Denis Murphy of the Urban Poor Associates spreads flawed analysis of the country’s poverty problem and then makes absurd recommendations to alleviate it. In his piece titled “Fighting against God” (Opinion, 5/3/13), he recommends that the poor be consulted because just like medical patients, they know best what is wrong with them and what they need. He says that if we do not listen to the poor, “we are missing the drive and intelligence of 25 percent of our people” and that if we oppose their demands,” we may end up fighting against God.” Murphy is recommending that to cure a sick person, the sick person himself must write the prescription!

He goes on to appropriate the words of the Pharisee Gamaliel in Acts 5:25-42: “Fellow Israelites, be careful with what you do with these men…. If their activity is of human origin, it will fail, but if it is from God, you may find yourself fighting against God.” Had the Inquirer bothered to read the passage, it would have found that Murphy ripped Gamaliel’s warning out of context because the disciples were not being stopped by the authorities from rescuing people from material poverty. They were preaching salvation from spiritual poverty through acceptance of Jesus Christ!

Murphy expands on his erroneous, self-serving interpretation of the Bible story, declaring that Gamaliel would tell those who will oppose the demands of the world’s poor people: “You are fighting God.” Murphy is so carried away by his bleeding heart that he takes wild liberties with the Scriptures by putting words into the mouth of one of its characters!

In his article “Not the ‘gates of hell’ but worse” (Opinion, 6/5/13), he declared: “The poor need help. No one escapes poverty by himself or herself. Not Batman, Superman, or even the Irish superhero Finn McCool, who is so strong he can lift himself up by the scruff of his neck, can manage to get out of poverty unaided.”

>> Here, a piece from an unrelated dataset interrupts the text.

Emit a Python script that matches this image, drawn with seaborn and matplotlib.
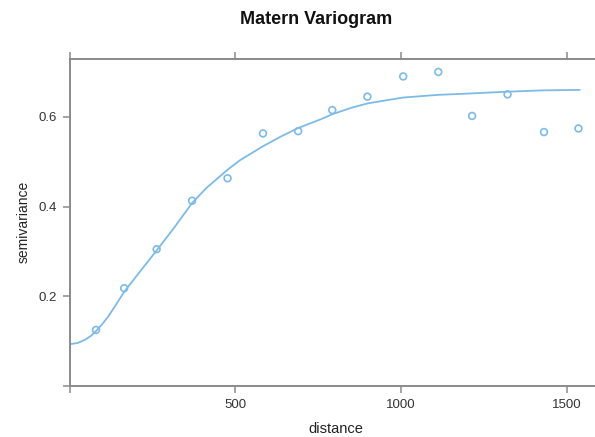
import matplotlib
matplotlib.use("Agg")
import matplotlib.pyplot as plt
import seaborn as sns
import pandas as pd

# Empirical variogram points
dist = [80, 165, 263, 370, 477, 584, 690, 793, 899, 1007, 1113, 1215, 1322, 1432, 1536]
gamma = [0.125, 0.218, 0.305, 0.413, 0.463, 0.563, 0.568, 0.615, 0.645, 0.690, 0.700, 0.602, 0.650, 0.566, 0.574]

# Fitted Matern model curve
curve_dist = [0, 25, 47, 65, 82, 100, 117, 140, 167, 218, 266, 318, 370, 414, 477, 514, 583, 635,
              690, 760, 794, 850, 900, 1007, 1113, 1178, 1322, 1430, 1540]
curve_gamma = [0.093, 0.096, 0.103, 0.112, 0.124, 0.139, 0.155, 0.181, 0.212, 0.260, 0.305,
               0.355, 0.408, 0.442, 0.482, 0.503, 0.534, 0.555, 0.575, 0.595, 0.606, 0.620,
               0.630, 0.643, 0.649, 0.651, 0.656, 0.659, 0.660]

xticks = [0, 500, 1000, 1500]
xticklabels = ["", "500", "1000", "1500"]
yticks = [0.0, 0.2, 0.4, 0.6]
yticklabels = ["", "0.2", "0.4", "0.6"]

pts = pd.DataFrame({"distance": dist, "semivariance": gamma})
model = pd.DataFrame({"distance": curve_dist, "semivariance": curve_gamma})

sns.set_theme(style="white")
plt.rcParams["font.family"] = ["Liberation Sans", "DejaVu Sans"]

W, H = 595, 437
fig = plt.figure(figsize=(W / 100, H / 100), dpi=100)
ax = fig.add_axes([69.5 / W, 1 - 386 / H, (602 - 69.5) / W, (386 - 58.5) / H])

col = "#7dbbe6"
sns.lineplot(data=model, x="distance", y="semivariance", ax=ax, color=col, linewidth=1.3)
sns.scatterplot(data=pts, x="distance", y="semivariance", ax=ax, marker="o",
                facecolor="none", edgecolor=col, linewidth=1.2, s=24, zorder=3)

ax.set_xlim(0, 1607)
ax.set_ylim(0, 0.73)
ax.set_xticks(xticks)
ax.set_xticklabels(xticklabels)
ax.set_yticks(yticks)
ax.set_yticklabels(yticklabels)

axcol = "#8a8a8a"
for s in ax.spines.values():
    s.set_color(axcol)
    s.set_linewidth(1.4)
ax.tick_params(axis="both", which="both", direction="out", length=5, width=1.1,
               color=axcol, labelsize=9.5, labelcolor="#333333", pad=4)
ax.tick_params(axis="x", top=True, labeltop=False, bottom=True)
ax.tick_params(axis="y", left=True, right=True, labelright=False)

ax.set_xlabel("distance", fontsize=10.5, color="#222222", labelpad=8)
ax.set_ylabel("semivariance", fontsize=10, color="#222222", labelpad=6)

fig.text(316 / W, 1 - 20 / H, "Matern Variogram", ha="center", va="center",
         fontsize=13, fontweight="bold", color="#111111")

fig.savefig("out.png", dpi=100)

Murphy has been in the country for 43 years and has not heard how so many Chinese came to this country with only the shirts on their backs, dreams for a better life and the capacity and willingness to work and sacrifice to achieve the dream; how these Chinese were derided by Filipinos and how they soon silenced and shamed Filipinos after they took over the economy of the country in just a few generations. Had he bothered to study this Chinese phenomenon, he would have seen that to people who are determined to progress and who pay the requisites, pro-poor government and private programs and aid are not necessary.

He also does not consider that in the not-so-distant past, 90 percent of Filipinos were poor, but poverty incidence has since then shrunk to 28 percent. Chances are those 62 percent who have graduated from poverty practically did it on their own without the government services and benefits that all residents of this country are entitled to. The experience of the Chinese and the 62 percent of Filipinos only shows that in this country, poverty is not an unconquerable enemy to those who pay the price in terms of sweat, sacrifice, discipline, intelligence and wisdom.

A good indicator that a person has what it takes to escape poverty is when they do not listen to people like Murphy who say that the world must make allowances for them, but instead are willing to make the necessary adjustment in their attitudes and actions to make a go for the better life.